Vol. 3B 14-31
POWER AND THERMAL MANAGEMENT
Passive cooling (frequency throttling) should be driven by measuring (a) the core and package temperatures, or
(b) only the package temperature. If measured package temperature led the power management agent to choose
which core to execute passive cooling, then all cores need to execute passive cooling. Core temperature is
measured using the IA32_THERMAL_STATUS and IA32_THERMAL_INTERRUPT MSRs. The exact implementation
details depend on the platform firmware and possible solutions include defining two different thermal zones (one
for core temperature and passive cooling and the other for package temperature and active cooling).
14.9
PLATFORM SPECIFIC POWER MANAGEMENT SUPPORT
This section covers power management interfaces that are not architectural but addresses the power management
needs of several platform specific components. Specifically, RAPL (Running Average Power Limit) interfaces
provide mechanisms to enforce power consumption limit. Power limiting usages have specific usages in client and
server platforms.
For client platform power limit control and for server platforms used in a data center, the following power and
thermal related usages are desirable:
•
Platform Thermal Management: Robust mechanisms to manage component, platform, and group-level
thermals, either proactively or reactively (e.g., in response to a platform-level thermal trip point).
•
Platform Power Limiting: More deterministic control over the system's power consumption, for example to
meet battery life targets on rack-level or container-level power consumption goals within a datacenter.
•
Power/Performance Budgeting: Efficient means to control the power consumed (and therefore the sustained
performance delivered) within and across platforms.
The server and client usage models are addressed by RAPL interfaces, which expose multiple domains of power
rationing within each processor socket. Generally, these RAPL domains may be viewed to include hierarchically:
•
Package domain is the processor die.
•
Memory domain includes the directly-attached DRAM; an additional power plane may constitute a separate
domain.
In order to manage the power consumed across multiple sockets via RAPL, individual limits must be programmed
for each processor complex. Programming specific RAPL domain across multiple sockets is not supported.
14.9.1 RAPL
Interfaces
RAPL interfaces consist of non-architectural MSRs.
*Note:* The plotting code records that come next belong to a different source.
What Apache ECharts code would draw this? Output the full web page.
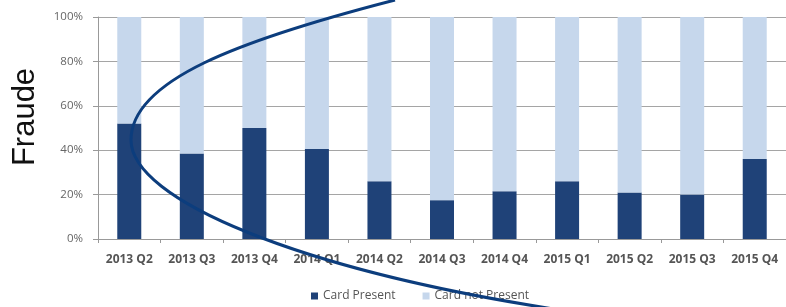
<!DOCTYPE html>
<html>
<head>
<meta charset="utf-8">
<script src="https://cdn.jsdelivr.net/npm/echarts@6/dist/echarts.min.js"></script>
<style>
  html, body { margin: 0; padding: 0; background: #fff; }
  #main { width: 786px; height: 307px; }
</style>
</head>
<body>
<div id="main"></div>
<script>
// quarters on the x axis
var quarters = ['2013 Q2', '2013 Q3', '2013 Q4', '2014 Q1', '2014 Q2', '2014 Q3',
                '2014 Q4', '2015 Q1', '2015 Q2', '2015 Q3', '2015 Q4'];
// share of fraud, card present
var cardPresent = [0.52, 0.385, 0.50, 0.405, 0.26, 0.175, 0.215, 0.26, 0.21, 0.20, 0.36];
// card not present fills the rest up to 100%
var cardNotPresent = [0.48, 0.615, 0.50, 0.595, 0.74, 0.825, 0.785, 0.74, 0.79, 0.80, 0.64];

var chart = echarts.init(document.getElementById('main'), null, { renderer: 'canvas' });

var arcStyle = { fill: null, stroke: '#0c3d7d', lineWidth: 3 };

var option = {
  animation: false,
  textStyle: { fontFamily: 'Open Sans' },
  grid: { left: 98, top: 17, width: 696, height: 222 },
  legend: {
    bottom: 0,
    left: 306,
    itemWidth: 7,
    itemHeight: 7,
    itemGap: 27,
    icon: 'rect',
    textStyle: { fontSize: 12, color: '#555' },
    data: ['Card Present', 'Card not Present']
  },
  xAxis: {
    type: 'category',
    data: quarters,
    axisLine: { lineStyle: { color: '#999' } },
    axisTick: { show: true, length: 4, lineStyle: { color: '#999' } },
    axisLabel: { fontSize: 12, color: '#555', fontWeight: 'bold', margin: 15, interval: 0 }
  },
  yAxis: {
    type: 'value',
    min: 0,
    max: 1,
    interval: 0.2,
    name: 'Fraude',
    nameLocation: 'middle',
    nameGap: 57,
    nameTextStyle: { fontSize: 31, color: '#111', fontFamily: 'Liberation Sans', padding: [0, 0, 0, 22] },
    axisLine: { show: true, lineStyle: { color: '#999' } },
    axisTick: { show: true, length: 5, lineStyle: { color: '#999' } },
    splitLine: { lineStyle: { color: '#a5a5a5' } },
    axisLabel: {
      fontSize: 11.5,
      color: '#666',
      margin: 15,
      formatter: function (v) { return Math.round(v * 100) + '%'; }
    }
  },
  series: [
    {
      name: 'Card Present',
      type: 'bar',
      stack: 'f',
      barWidth: 24,
      itemStyle: { color: '#1f4278' },
      data: cardPresent
    },
    {
      name: 'Card not Present',
      type: 'bar',
      stack: 'f',
      barWidth: 24,
      itemStyle: { color: '#c6d7ec' },
      data: cardNotPresent
    }
  ],
  graphic: [
    // the hand drawn arc over the chart, upper half
    {
      type: 'bezierCurve',
      z: 100,
      shape: { x1: 395, y1: 0, cpx1: 240, cpy1: 40, cpx2: 131, cpy2: 80, x2: 131, y2: 140 },
      style: arcStyle
    },
    // lower half
    {
      type: 'bezierCurve',
      z: 100,
      shape: { x1: 131, y1: 140, cpx1: 131, cpy1: 200, cpx2: 300, cpy2: 270, x2: 560, y2: 310 },
      style: arcStyle
    }
  ]
};

chart.setOption(option);
</script>
</body>
</html>
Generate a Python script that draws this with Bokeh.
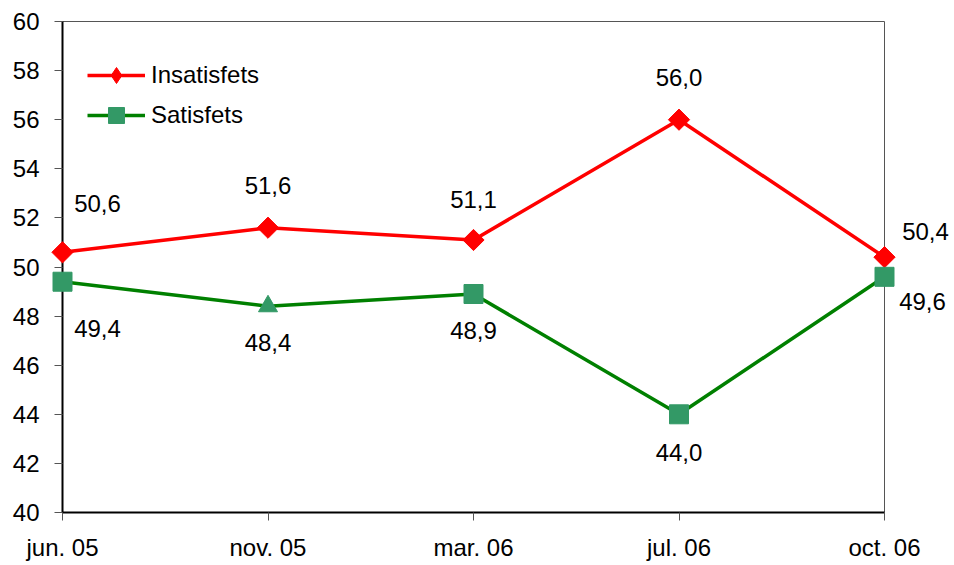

Each RAPL domain supports the following set of capabilities,
some of which are optional as stated below.
•
Power limit - MSR interfaces to specify power limit, time window; lock bit, clamp bit etc.
•
Energy Status - Power metering interface providing energy consumption information.
•
Perf Status (Optional) - Interface providing information on the performance effects (regression) due to power
limits. It is defined as a duration metric that measures the power limit effect in the respective domain. The
meaning of duration is domain specific.
•
Power Info (Optional) - Interface providing information on the range of parameters for a given domain,
minimum power, maximum power etc.
•
Policy (Optional) - 4-bit priority information that is a hint to hardware for dividing budget between sub-domains
in a parent domain.
Each of the above capabilities requires specific units in order to describe them. Power is expressed in Watts, Time
is expressed in Seconds, and Energy is expressed in Joules. Scaling factors are supplied to each unit to make the
information presented meaningful in a finite number of bits. Units for power, energy, and time are exposed in the
read-only MSR_RAPL_POWER_UNIT MSR.